# 200sx SE-R Rear disk Conversion



## DuceDual0 (Sep 13, 2002)

i was listening to my rear drums and they were making a knocking noise when i pressed down hard on the breaks with like 3 people in the car. ( i have a 96 200sx base modle) i cleaned out the drums and the noise was still there. so i just wanted to know what it would take and how much it would cost for me to do an SE-R rear disk conversion. i am thinking about do it when i wanted to reaplace the rear drums. thanks for all the hlep!


----------



## 1CLNB14 (Apr 30, 2002)

Well, I know that Fastbrakes is selling a conversion kit.
You can do a quick search to find out more about that...


We did an entire rear axel swap on my friends 200SX. He bought the entire rear assembly from a salvage lot www.feltonautoparts.com
Not really sure what he paid for it though.

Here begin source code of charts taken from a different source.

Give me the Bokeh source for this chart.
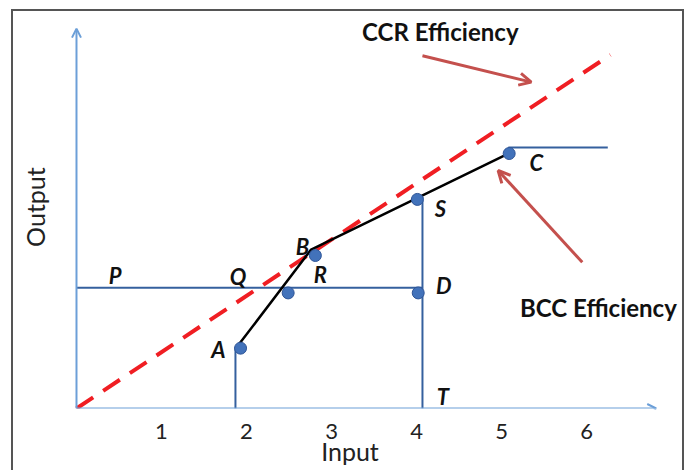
import math
from bokeh.plotting import figure
from bokeh.models import Arrow, OpenHead, FixedTicker
from bokeh.embed import file_html
from bokeh.resources import INLINE
from bokeh.core.properties import value

# ---------------- data ----------------
x_ticks = [1, 2, 3, 4, 5, 6]

# BCC (variable returns) frontier A - B - C
frontier_x = [1.90, 2.76, 5.08]
frontier_y = [0.74, 1.87, 3.00]

# CCR (constant returns) ray from the origin
ccr_x = [0.0, 6.28]
ccr_y = [0.0, 4.16]

# observed units / projection points
dot_names = ["A", "R", "B", "D", "S", "C"]
dot_x = [1.93, 2.49, 2.81, 4.02, 4.01, 5.09]
dot_y = [0.71, 1.36, 1.80, 1.36, 2.46, 3.00]

# guide lines
pd_x = [0.0, 4.07]
pd_y = [1.42, 1.42]
ts_x = [4.07, 4.07]
ts_y = [0.0, 2.49]
a_drop_x = [1.87, 1.87]
a_drop_y = [0.0, 0.72]
c_flat_x = [5.08, 6.25]
c_flat_y = [3.07, 3.07]

# point letters
letters = ["P", "Q", "R", "B", "A", "D", "S", "C", "T"]
letter_x = [0.455, 1.90, 2.87, 2.66, 1.67, 4.32, 4.28, 5.41, 4.31]
letter_y = [1.565, 1.55, 1.58, 1.91, 0.69, 1.45, 2.35, 2.90, 0.14]

# annotation texts
note_text = ["CCR Efficiency", "BCC Efficiency"]
note_x = [4.28, 6.14]
note_y = [4.43, 1.19]

# pointer arrows (tail -> head)
arrow_x0 = [4.07, 5.95]
arrow_y0 = [4.15, 1.72]
arrow_x1 = [5.35, 4.96]
arrow_y1 = [3.84, 2.80]

# axis extents
x_axis_end = 6.82
y_axis_end = 4.47

AXIS_BLUE = "#6C9FD8"
LINE_BLUE = "#35609E"
DOT_BLUE = "#4272BA"
ARROW_RED = "#C4504D"
CCR_RED = "#F01E23"
FONT = "Lato"

p = figure(width=673, height=461, x_range=(-0.741, 7.176), y_range=(0, 4.671),
           output_backend="svg", toolbar_location=None,
           min_border=0, min_border_bottom=64)
p.grid.visible = False
p.outline_line_color = None
p.background_fill_color = "white"
p.border_fill_color = "white"
p.styles = {"margin-left": "11px", "margin-top": "9px",
            "border-left": "2px solid #555555",
            "border-top": "2px solid #555555",
            "border-right": "2px solid #555555"}

p.yaxis.visible = False

# x axis: tick labels and title
xa = p.xaxis[0]
xa.ticker = FixedTicker(ticks=x_ticks)
xa.axis_line_color = None
xa.major_tick_line_color = None
xa.minor_tick_line_color = None
xa.major_tick_out = 0
xa.major_tick_in = 0
xa.major_label_standoff = 15
xa.major_label_text_font = FONT
xa.major_label_text_font_size = "22px"
xa.major_label_text_color = "#222222"
xa.axis_label = "Input"
xa.axis_label_standoff = -6
xa.axis_label_text_font = FONT
xa.axis_label_text_font_size = "25px"
xa.axis_label_text_font_style = "normal"
xa.axis_label_text_color = "#222222"

# y axis title (drawn beside the arrow axis)
p.text(x=[-0.486], y=[2.37], text=["Output"], angle=math.pi / 2,
       text_font=value(FONT), text_font_size="25px", text_color="#222222",
       text_align="center", text_baseline="middle")

# axis arrows
p.add_layout(Arrow(end=OpenHead(size=9, line_color=AXIS_BLUE, line_width=2),
                   x_start=0, y_start=0, x_end=x_axis_end, y_end=0,
                   line_color=AXIS_BLUE, line_width=2))
p.add_layout(Arrow(end=OpenHead(size=9, line_color=AXIS_BLUE, line_width=2),
                   x_start=0, y_start=0, x_end=0, y_end=y_axis_end,
                   line_color=AXIS_BLUE, line_width=2))

# guide lines
for gx, gy in [(pd_x, pd_y), (ts_x, ts_y), (a_drop_x, a_drop_y), (c_flat_x, c_flat_y)]:
    p.line(gx, gy, line_color=LINE_BLUE, line_width=2)

# CCR dashed ray
p.line(ccr_x, ccr_y, line_color=CCR_RED, line_width=4, line_dash="20 12")

# BCC frontier
p.line(frontier_x, frontier_y, line_color="black", line_width=2.5)

# points
p.scatter(dot_x, dot_y, size=12, fill_color=DOT_BLUE, line_color="#2F5597", line_width=1)

# letters
p.text(x=letter_x, y=letter_y, text=letters, text_font=value(FONT),
       text_font_style="bold italic", text_font_size="22px",
       text_align="center", text_baseline="middle", text_color="#111111")

# notes
p.text(x=note_x, y=note_y, text=note_text, text_font=value(FONT),
       text_font_style="bold", text_font_size="24px",
       text_align="center", text_baseline="middle", text_color="#111111")

# pointer arrows
for i in range(len(arrow_x0)):
    p.add_layout(Arrow(end=OpenHead(size=12, line_color=ARROW_RED, line_width=3),
                       x_start=arrow_x0[i], y_start=arrow_y0[i],
                       x_end=arrow_x1[i], y_end=arrow_y1[i],
                       line_color=ARROW_RED, line_width=3))

open("out.html", "w").write(file_html(p, INLINE))
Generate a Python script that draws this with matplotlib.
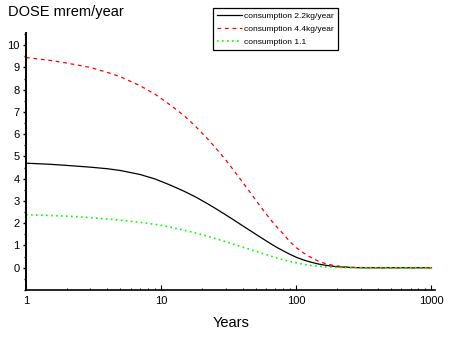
import numpy as np
import matplotlib
matplotlib.use('Agg')
import matplotlib.pyplot as plt
from matplotlib.ticker import FixedLocator, MultipleLocator, NullFormatter

plt.rcParams['font.family'] = ['Liberation Sans', 'DejaVu Sans']

# values (years, mrem/year)
years = [1, 1.5, 2, 3, 4, 5, 7, 9, 11, 13, 15, 18, 22, 25, 30, 35, 40, 45, 50, 57,
         65, 72, 80, 90, 100, 112, 125, 145, 165, 190, 220, 260, 300, 400, 500, 700, 1000]
dose_22 = [4.70, 4.65, 4.60, 4.52, 4.45, 4.37, 4.19, 3.99, 3.78, 3.59, 3.42, 3.18, 2.88, 2.68, 2.38, 2.12, 1.89, 1.69, 1.51, 1.29,
           1.07, 0.91, 0.76, 0.60, 0.47, 0.36, 0.27, 0.17, 0.11, 0.06, 0.03, 0.01, 0.0, 0.0, 0.0, 0.0, 0.0]
dose_44 = [9.45, 9.32, 9.20, 9.00, 8.78, 8.58, 8.18, 7.80, 7.43, 7.10, 6.80, 6.35, 5.80, 5.42, 4.85, 4.32, 3.85, 3.43, 3.05, 2.58,
           2.14, 1.82, 1.52, 1.16, 0.90, 0.68, 0.50, 0.30, 0.18, 0.10, 0.05, 0.02, 0.01, 0.0, 0.0, 0.0, 0.0]
dose_11 = [2.38, 2.35, 2.32, 2.25, 2.19, 2.14, 2.04, 1.95, 1.86, 1.76, 1.68, 1.56, 1.42, 1.32, 1.17, 1.04, 0.93, 0.83, 0.74, 0.63,
           0.52, 0.43, 0.36, 0.28, 0.22, 0.16, 0.11, 0.07, 0.04, 0.02, 0.01, 0.0, 0.0, 0.0, 0.0, 0.0, 0.0]

labels = ['consumption 2.2kg/year', 'consumption 4.4kg/year', 'consumption 1.1']
xticks = [1, 10, 100, 1000]
xtick_labels = ['1', '10', '100', '1000']

W, H = 451, 340
fig = plt.figure(figsize=(W / 100, H / 100), dpi=100)
ax = fig.add_axes([26 / W, 1 - 290 / H, (435 - 26) / W, (290 - 33) / H])

ax.plot(years, dose_22, color='black', lw=0.9, label=labels[0])
ax.plot(years, dose_44, color='#ff0000', lw=0.9, linestyle=(0, (3, 3)), label=labels[1])
ax.plot(years, dose_11, color='#00ff00', lw=1.2, linestyle=(0, (1, 2)), label=labels[2])

ax.set_xscale('log')
ax.set_xlim(1, 1062)
ax.set_ylim(-1, 10.55)

ax.xaxis.set_major_locator(FixedLocator(xticks))
ax.set_xticklabels(xtick_labels)
ax.xaxis.set_minor_formatter(NullFormatter())
ax.yaxis.set_major_locator(FixedLocator(list(range(0, 11))))
ax.yaxis.set_minor_locator(MultipleLocator(0.5))

ax.tick_params(axis='x', which='major', direction='in', length=3.3, width=0.8, labelsize=8, pad=4)
ax.tick_params(axis='x', which='minor', direction='in', length=1.6, width=0.8)
ax.tick_params(axis='y', which='major', direction='out', length=2.5, width=1.0, labelsize=8, pad=2)
ax.tick_params(axis='y', which='minor', direction='out', length=1.5, width=1.0)

for s in ['top', 'right']:
    ax.spines[s].set_visible(False)
ax.spines['left'].set_linewidth(1.4)
ax.spines['bottom'].set_linewidth(1.2)

fig.text(8 / W, 1 - 5 / H, 'DOSE mrem/year', fontsize=10.5, va='top', ha='left')
fig.text(231 / W, 1 - 316 / H, 'Years', fontsize=10.5, va='top', ha='center')

leg = fig.legend(loc='upper left', bbox_to_anchor=(213 / W, 1 - 8 / H), fontsize=6,
                 frameon=True, fancybox=False, framealpha=1, edgecolor='black',
                 handlelength=3.0, handletextpad=0.2, borderpad=0.5, borderaxespad=0,
                 labelspacing=0.6)
leg.get_frame().set_linewidth(0.9)

fig.savefig('out.png', dpi=100)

Be sure to get the lines and parking brake cables. 

It took us an hour or two to swap them. 
It was harder to get the stock stuff off, then it was to get the SE-R axel assembly on.


----------



## himilefrontier (Jan 21, 2003)

If you do the axle swap or even the fastbrakes conversion you will need to change the proportioning valve and possibly the master cylinder too.Disc brakes require more fluid volume to operate than drum.This is why some cars use larger master cylinders with 4 wheel discs(I know this first hand from a swap I did a few years ago on a 84 Camaro)The prop valve for the drums will also have a residual pressure valve that you DO NOT want for discs!It will cause the rear brakes to stay engaged at all times.


----------



## 1CLNB14 (Apr 30, 2002)

Um, that is not 100% accurate.

A guy on my team has the NX2000 front brakes and we did the SE-R rear axel swap. His 200SX was the SE, and we did not change the master cylinder. He is not running SS brake lines either.
He has ran that set up for over 6 months on the street (daily driven) and at the track (1/4 mile) with no issues.


----------



## 200sxOuTKasT (Feb 24, 2003)

On the Fastbrakes website, there seems to be two conversions; one from a drum to stock disc, and another from a drum to maxima discs. Both are sold for the same price, yet with the stock discs you must supply your own calipers, pads, and parking brake cables. The Maxima discs seem to be the better offer to me...but then again I'm a newb and don't have a clue of what I'm talking about. Has anyone used Fastbrakes for a conversion? What kit should I get?

You can find the site at
http://www.fastbrakes.com/products/kits.php
the b14 kits are near the bottom.


----------



## DuceDual0 (Sep 13, 2002)

wow thanks for all the help, well if im going to do it i would probally just do the SE-R conversion instead of the Maxima conversion. i might as well just buy my own calipers, pads, and parking brake cables.


----------